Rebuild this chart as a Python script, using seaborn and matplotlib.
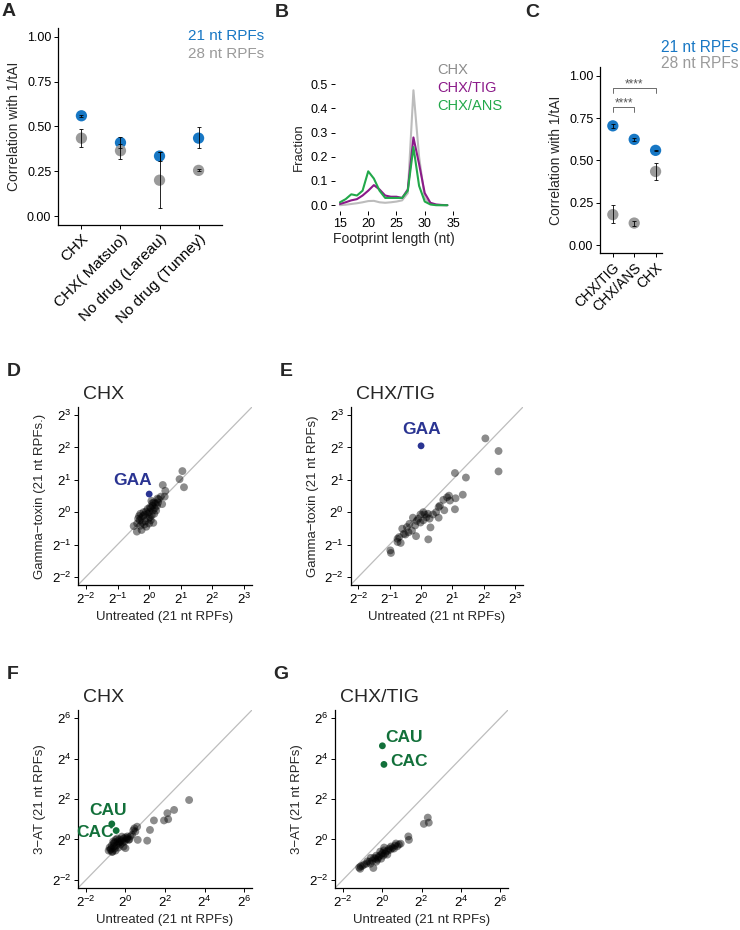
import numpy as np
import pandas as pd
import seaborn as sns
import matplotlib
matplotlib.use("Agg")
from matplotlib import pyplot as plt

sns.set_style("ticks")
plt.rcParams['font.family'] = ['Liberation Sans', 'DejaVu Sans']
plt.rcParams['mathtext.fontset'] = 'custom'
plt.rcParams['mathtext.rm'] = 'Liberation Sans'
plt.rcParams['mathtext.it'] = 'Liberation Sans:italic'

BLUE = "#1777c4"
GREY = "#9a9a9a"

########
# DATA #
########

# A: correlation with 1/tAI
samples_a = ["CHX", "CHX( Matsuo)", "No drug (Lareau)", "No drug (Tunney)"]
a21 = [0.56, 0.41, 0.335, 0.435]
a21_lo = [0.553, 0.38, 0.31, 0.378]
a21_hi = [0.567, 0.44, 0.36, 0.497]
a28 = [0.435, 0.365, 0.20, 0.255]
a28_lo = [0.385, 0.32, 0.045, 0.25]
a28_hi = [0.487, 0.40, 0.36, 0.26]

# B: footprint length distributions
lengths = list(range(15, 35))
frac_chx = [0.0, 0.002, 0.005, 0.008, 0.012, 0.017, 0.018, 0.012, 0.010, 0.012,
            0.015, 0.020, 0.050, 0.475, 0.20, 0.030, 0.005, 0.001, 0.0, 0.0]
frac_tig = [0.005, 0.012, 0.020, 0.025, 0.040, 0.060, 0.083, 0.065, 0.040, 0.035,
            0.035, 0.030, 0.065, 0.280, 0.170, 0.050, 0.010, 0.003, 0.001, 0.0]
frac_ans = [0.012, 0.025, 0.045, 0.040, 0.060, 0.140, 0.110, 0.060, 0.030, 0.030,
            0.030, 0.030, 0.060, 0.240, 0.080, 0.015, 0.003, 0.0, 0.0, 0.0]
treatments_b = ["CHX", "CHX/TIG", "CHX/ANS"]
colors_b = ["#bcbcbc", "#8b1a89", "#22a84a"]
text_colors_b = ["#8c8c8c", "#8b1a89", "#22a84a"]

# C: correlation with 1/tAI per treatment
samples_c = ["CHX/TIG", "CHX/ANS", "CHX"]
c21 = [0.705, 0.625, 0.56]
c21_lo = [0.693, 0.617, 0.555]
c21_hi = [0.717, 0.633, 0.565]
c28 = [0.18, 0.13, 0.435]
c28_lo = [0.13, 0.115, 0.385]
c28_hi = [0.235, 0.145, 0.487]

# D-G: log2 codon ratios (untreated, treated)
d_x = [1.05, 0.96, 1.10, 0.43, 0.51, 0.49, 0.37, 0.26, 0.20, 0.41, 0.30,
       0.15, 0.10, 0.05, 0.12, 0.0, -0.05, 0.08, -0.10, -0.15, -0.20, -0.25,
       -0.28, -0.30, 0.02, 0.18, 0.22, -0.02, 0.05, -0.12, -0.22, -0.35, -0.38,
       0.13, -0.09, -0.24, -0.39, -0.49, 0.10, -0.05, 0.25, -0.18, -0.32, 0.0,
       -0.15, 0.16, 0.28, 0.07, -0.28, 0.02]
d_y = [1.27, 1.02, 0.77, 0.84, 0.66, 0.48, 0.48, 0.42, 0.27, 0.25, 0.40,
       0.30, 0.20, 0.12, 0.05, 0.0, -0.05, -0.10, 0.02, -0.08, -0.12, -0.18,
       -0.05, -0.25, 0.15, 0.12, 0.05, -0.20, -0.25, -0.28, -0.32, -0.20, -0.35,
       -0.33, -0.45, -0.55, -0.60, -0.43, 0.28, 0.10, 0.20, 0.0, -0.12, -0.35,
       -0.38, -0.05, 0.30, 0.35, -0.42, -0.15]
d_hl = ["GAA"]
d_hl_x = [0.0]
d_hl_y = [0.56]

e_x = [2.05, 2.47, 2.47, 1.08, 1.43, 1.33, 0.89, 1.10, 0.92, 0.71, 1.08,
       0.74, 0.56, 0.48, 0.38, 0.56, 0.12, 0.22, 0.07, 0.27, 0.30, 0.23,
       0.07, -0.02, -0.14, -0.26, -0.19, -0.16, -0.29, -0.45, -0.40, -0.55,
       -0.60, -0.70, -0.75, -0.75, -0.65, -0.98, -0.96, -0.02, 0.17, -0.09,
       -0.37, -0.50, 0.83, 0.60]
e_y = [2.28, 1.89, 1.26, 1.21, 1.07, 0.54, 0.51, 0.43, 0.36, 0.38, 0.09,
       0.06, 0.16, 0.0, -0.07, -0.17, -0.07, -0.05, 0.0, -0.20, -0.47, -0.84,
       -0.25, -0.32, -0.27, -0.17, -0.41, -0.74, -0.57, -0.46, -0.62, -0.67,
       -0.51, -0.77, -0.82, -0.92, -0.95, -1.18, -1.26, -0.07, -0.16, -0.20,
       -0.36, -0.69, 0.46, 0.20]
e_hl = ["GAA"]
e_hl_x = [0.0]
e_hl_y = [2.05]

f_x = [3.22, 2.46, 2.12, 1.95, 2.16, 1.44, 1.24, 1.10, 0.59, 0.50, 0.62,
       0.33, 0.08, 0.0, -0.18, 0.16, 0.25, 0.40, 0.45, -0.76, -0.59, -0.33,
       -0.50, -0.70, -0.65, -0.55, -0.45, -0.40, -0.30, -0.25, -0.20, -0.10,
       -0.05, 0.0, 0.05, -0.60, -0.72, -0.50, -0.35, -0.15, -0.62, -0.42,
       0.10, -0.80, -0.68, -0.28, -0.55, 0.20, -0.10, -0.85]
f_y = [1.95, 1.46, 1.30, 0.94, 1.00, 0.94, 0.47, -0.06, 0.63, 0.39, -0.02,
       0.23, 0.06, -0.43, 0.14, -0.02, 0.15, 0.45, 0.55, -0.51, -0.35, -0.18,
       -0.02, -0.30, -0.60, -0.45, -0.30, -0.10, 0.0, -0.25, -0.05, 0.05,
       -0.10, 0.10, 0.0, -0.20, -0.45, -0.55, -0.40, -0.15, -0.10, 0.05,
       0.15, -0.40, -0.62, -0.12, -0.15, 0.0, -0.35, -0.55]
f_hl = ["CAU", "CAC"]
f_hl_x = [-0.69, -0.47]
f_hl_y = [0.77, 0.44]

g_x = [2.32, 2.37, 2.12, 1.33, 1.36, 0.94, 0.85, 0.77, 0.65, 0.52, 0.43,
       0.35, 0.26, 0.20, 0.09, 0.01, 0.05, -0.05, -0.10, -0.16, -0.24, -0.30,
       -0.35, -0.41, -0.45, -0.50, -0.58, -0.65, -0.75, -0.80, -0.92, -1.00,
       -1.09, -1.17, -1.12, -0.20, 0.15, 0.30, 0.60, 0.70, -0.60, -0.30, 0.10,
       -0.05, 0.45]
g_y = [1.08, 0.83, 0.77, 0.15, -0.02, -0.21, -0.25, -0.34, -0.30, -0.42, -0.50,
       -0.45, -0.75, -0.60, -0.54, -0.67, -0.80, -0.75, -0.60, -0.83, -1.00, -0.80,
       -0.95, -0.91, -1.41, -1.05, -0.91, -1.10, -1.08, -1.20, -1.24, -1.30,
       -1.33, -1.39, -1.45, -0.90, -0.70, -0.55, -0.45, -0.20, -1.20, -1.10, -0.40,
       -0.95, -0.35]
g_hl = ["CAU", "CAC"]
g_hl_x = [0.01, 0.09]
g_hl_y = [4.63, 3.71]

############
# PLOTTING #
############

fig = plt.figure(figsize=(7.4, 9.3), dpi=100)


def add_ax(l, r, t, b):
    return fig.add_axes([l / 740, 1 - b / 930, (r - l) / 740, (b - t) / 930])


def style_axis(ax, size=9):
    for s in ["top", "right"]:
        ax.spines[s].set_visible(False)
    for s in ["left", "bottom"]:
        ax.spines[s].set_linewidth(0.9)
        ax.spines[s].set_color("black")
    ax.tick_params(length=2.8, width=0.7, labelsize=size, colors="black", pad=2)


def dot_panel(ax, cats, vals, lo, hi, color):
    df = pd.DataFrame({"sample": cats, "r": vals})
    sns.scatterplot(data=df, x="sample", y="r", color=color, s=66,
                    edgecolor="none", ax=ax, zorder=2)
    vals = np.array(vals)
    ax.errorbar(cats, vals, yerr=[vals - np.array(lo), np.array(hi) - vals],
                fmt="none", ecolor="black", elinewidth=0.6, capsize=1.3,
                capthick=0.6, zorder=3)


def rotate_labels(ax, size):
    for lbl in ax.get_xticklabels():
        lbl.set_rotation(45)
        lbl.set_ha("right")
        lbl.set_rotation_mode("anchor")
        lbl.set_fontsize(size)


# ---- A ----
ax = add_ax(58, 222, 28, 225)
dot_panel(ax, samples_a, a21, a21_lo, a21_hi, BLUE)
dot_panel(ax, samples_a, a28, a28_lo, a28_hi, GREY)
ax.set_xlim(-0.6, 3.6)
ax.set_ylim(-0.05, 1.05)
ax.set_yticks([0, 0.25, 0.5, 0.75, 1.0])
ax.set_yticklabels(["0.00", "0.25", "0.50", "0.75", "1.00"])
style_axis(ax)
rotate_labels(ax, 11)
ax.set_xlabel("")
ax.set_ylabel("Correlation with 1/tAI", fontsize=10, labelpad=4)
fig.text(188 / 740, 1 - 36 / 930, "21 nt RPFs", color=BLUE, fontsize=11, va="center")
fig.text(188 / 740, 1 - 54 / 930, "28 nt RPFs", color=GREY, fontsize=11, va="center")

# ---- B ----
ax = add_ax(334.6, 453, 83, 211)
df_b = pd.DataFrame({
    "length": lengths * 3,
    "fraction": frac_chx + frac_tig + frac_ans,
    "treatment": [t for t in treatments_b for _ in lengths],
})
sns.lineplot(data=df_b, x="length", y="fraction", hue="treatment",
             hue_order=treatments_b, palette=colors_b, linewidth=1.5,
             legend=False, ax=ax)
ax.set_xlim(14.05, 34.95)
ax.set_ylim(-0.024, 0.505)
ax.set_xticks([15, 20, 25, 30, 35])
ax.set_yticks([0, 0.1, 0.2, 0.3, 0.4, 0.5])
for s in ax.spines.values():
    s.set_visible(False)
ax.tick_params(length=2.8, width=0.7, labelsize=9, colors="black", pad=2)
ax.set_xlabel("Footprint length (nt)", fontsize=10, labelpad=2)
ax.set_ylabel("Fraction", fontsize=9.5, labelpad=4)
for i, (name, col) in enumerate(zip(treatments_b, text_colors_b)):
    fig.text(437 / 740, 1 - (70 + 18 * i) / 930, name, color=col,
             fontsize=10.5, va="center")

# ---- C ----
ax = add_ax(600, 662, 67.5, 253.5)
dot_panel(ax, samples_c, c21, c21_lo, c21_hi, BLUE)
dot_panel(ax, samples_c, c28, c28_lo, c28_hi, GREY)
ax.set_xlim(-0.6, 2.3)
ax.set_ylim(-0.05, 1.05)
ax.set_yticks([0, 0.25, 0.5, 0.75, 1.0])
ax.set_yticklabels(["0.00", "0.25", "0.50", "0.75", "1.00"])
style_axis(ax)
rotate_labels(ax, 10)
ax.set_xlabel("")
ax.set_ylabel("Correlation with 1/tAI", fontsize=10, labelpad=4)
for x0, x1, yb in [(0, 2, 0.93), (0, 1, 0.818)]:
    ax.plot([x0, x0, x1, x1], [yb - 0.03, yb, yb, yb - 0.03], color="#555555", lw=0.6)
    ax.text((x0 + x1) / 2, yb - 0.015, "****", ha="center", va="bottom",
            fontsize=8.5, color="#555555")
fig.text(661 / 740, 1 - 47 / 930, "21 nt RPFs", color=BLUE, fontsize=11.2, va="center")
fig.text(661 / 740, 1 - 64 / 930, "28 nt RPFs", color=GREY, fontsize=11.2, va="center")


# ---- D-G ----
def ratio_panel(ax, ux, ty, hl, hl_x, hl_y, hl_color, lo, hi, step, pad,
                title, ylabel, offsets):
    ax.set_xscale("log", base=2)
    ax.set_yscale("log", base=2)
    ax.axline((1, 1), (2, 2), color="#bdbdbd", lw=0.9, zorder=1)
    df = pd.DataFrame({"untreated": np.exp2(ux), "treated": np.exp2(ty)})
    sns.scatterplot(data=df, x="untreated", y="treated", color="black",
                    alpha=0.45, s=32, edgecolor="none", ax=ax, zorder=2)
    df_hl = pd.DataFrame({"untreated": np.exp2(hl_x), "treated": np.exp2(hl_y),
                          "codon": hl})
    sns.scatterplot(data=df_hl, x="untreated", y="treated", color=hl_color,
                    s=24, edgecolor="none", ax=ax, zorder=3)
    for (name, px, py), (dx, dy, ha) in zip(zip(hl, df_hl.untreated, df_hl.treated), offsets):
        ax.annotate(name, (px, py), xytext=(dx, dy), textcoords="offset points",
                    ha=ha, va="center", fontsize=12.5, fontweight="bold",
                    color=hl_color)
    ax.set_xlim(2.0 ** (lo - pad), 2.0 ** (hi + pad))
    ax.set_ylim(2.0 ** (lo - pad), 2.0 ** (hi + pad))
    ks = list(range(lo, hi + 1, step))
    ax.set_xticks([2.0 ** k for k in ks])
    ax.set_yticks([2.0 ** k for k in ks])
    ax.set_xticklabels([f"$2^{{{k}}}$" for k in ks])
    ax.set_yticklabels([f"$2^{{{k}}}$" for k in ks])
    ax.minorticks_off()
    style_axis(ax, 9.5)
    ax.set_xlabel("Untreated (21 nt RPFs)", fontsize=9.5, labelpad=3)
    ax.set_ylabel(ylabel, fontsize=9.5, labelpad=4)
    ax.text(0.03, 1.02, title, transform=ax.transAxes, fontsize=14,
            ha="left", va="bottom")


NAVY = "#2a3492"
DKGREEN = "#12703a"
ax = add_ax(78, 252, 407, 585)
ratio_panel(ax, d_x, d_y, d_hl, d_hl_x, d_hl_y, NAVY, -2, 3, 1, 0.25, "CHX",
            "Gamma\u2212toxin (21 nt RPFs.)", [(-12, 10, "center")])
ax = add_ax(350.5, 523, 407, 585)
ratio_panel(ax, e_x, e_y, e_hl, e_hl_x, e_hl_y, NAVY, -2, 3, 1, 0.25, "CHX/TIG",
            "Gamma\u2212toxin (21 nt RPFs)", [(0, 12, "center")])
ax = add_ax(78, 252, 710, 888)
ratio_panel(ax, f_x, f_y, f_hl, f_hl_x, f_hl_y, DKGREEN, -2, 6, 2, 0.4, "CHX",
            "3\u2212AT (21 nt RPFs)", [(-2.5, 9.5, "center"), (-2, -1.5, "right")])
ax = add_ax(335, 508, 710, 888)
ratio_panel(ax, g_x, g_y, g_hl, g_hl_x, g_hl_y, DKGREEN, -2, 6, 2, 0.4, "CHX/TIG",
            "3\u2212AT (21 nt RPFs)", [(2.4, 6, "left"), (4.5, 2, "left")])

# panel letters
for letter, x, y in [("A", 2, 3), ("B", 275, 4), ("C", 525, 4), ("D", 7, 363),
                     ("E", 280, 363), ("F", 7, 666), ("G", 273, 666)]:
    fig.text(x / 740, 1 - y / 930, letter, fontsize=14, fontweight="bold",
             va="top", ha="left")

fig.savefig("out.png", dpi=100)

-- -- --

With all pictures left out, please transcribe exactly the lines from the start of the material through the line with "c28_hi = [0.235, 0.145, 0.487]".

Rebuild this chart as a Python script, using seaborn and matplotlib.
import numpy as np
import pandas as pd
import seaborn as sns
import matplotlib
matplotlib.use("Agg")
from matplotlib import pyplot as plt

sns.set_style("ticks")
plt.rcParams['font.family'] = ['Liberation Sans', 'DejaVu Sans']
plt.rcParams['mathtext.fontset'] = 'custom'
plt.rcParams['mathtext.rm'] = 'Liberation Sans'
plt.rcParams['mathtext.it'] = 'Liberation Sans:italic'

BLUE = "#1777c4"
GREY = "#9a9a9a"

########
# DATA #
########

# A: correlation with 1/tAI
samples_a = ["CHX", "CHX( Matsuo)", "No drug (Lareau)", "No drug (Tunney)"]
a21 = [0.56, 0.41, 0.335, 0.435]
a21_lo = [0.553, 0.38, 0.31, 0.378]
a21_hi = [0.567, 0.44, 0.36, 0.497]
a28 = [0.435, 0.365, 0.20, 0.255]
a28_lo = [0.385, 0.32, 0.045, 0.25]
a28_hi = [0.487, 0.40, 0.36, 0.26]

# B: footprint length distributions
lengths = list(range(15, 35))
frac_chx = [0.0, 0.002, 0.005, 0.008, 0.012, 0.017, 0.018, 0.012, 0.010, 0.012,
            0.015, 0.020, 0.050, 0.475, 0.20, 0.030, 0.005, 0.001, 0.0, 0.0]
frac_tig = [0.005, 0.012, 0.020, 0.025, 0.040, 0.060, 0.083, 0.065, 0.040, 0.035,
            0.035, 0.030, 0.065, 0.280, 0.170, 0.050, 0.010, 0.003, 0.001, 0.0]
frac_ans = [0.012, 0.025, 0.045, 0.040, 0.060, 0.140, 0.110, 0.060, 0.030, 0.030,
            0.030, 0.030, 0.060, 0.240, 0.080, 0.015, 0.003, 0.0, 0.0, 0.0]
treatments_b = ["CHX", "CHX/TIG", "CHX/ANS"]
colors_b = ["#bcbcbc", "#8b1a89", "#22a84a"]
text_colors_b = ["#8c8c8c", "#8b1a89", "#22a84a"]

# C: correlation with 1/tAI per treatment
samples_c = ["CHX/TIG", "CHX/ANS", "CHX"]
c21 = [0.705, 0.625, 0.56]
c21_lo = [0.693, 0.617, 0.555]
c21_hi = [0.717, 0.633, 0.565]
c28 = [0.18, 0.13, 0.435]
c28_lo = [0.13, 0.115, 0.385]
c28_hi = [0.235, 0.145, 0.487]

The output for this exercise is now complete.